§ Short task:
Begin with the first line of the material and copy each line word for word through the line that contains "Chart.register(...registerables);"; the pictures are left out.

— Start Dataset content —

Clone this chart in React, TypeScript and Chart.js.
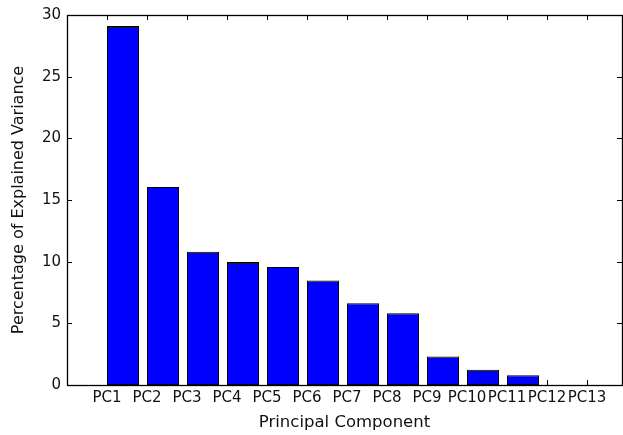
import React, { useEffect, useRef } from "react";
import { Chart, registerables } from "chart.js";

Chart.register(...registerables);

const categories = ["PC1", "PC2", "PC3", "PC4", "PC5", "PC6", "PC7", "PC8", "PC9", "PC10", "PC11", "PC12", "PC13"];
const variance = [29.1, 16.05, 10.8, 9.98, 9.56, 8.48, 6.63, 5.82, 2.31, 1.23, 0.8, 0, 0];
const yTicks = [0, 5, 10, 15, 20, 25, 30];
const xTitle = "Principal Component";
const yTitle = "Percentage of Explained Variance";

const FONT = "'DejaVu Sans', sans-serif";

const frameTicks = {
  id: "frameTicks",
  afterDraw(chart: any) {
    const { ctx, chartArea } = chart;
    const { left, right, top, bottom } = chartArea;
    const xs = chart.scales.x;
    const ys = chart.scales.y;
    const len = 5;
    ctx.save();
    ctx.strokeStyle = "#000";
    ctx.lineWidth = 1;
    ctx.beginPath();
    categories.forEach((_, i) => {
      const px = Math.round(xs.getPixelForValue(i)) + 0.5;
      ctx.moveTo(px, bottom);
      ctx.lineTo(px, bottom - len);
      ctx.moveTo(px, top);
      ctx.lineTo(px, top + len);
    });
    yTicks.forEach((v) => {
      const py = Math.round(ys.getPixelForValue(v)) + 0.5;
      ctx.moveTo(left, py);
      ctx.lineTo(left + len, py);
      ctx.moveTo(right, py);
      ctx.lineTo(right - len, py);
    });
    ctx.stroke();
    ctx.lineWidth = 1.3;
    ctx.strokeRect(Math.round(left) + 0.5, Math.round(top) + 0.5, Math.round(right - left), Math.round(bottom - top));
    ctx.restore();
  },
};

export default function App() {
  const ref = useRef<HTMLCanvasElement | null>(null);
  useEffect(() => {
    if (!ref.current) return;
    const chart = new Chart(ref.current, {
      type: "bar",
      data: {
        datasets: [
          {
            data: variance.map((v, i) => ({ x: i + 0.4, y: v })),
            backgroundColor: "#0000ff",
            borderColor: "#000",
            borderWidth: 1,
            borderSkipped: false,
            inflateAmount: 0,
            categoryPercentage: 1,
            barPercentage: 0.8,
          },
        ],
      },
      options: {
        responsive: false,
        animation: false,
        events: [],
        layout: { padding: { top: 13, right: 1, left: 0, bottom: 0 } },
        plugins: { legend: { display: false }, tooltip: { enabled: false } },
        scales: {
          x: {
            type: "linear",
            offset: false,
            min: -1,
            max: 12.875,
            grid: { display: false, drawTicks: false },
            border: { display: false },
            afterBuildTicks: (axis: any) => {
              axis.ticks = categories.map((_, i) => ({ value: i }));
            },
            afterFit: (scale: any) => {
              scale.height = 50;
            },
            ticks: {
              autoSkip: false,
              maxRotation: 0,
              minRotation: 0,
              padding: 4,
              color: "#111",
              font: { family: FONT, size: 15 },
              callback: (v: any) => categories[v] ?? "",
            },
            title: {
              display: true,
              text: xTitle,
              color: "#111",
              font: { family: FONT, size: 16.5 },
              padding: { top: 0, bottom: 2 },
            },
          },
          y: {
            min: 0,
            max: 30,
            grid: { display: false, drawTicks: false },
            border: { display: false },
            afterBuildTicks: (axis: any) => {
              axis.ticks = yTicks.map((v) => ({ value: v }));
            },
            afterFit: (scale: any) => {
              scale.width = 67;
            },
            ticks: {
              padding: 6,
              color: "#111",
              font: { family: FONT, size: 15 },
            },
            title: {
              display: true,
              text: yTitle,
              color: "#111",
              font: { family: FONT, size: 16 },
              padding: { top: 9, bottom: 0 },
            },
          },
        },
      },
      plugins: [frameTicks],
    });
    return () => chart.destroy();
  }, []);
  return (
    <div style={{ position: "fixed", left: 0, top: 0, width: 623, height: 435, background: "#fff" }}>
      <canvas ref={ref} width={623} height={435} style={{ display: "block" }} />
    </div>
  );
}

— End Dataset content —

§ Answer to the problem:
Clone this chart in React, TypeScript and Chart.js.
import React, { useEffect, useRef } from "react";
import { Chart, registerables } from "chart.js";

Chart.register(...registerables);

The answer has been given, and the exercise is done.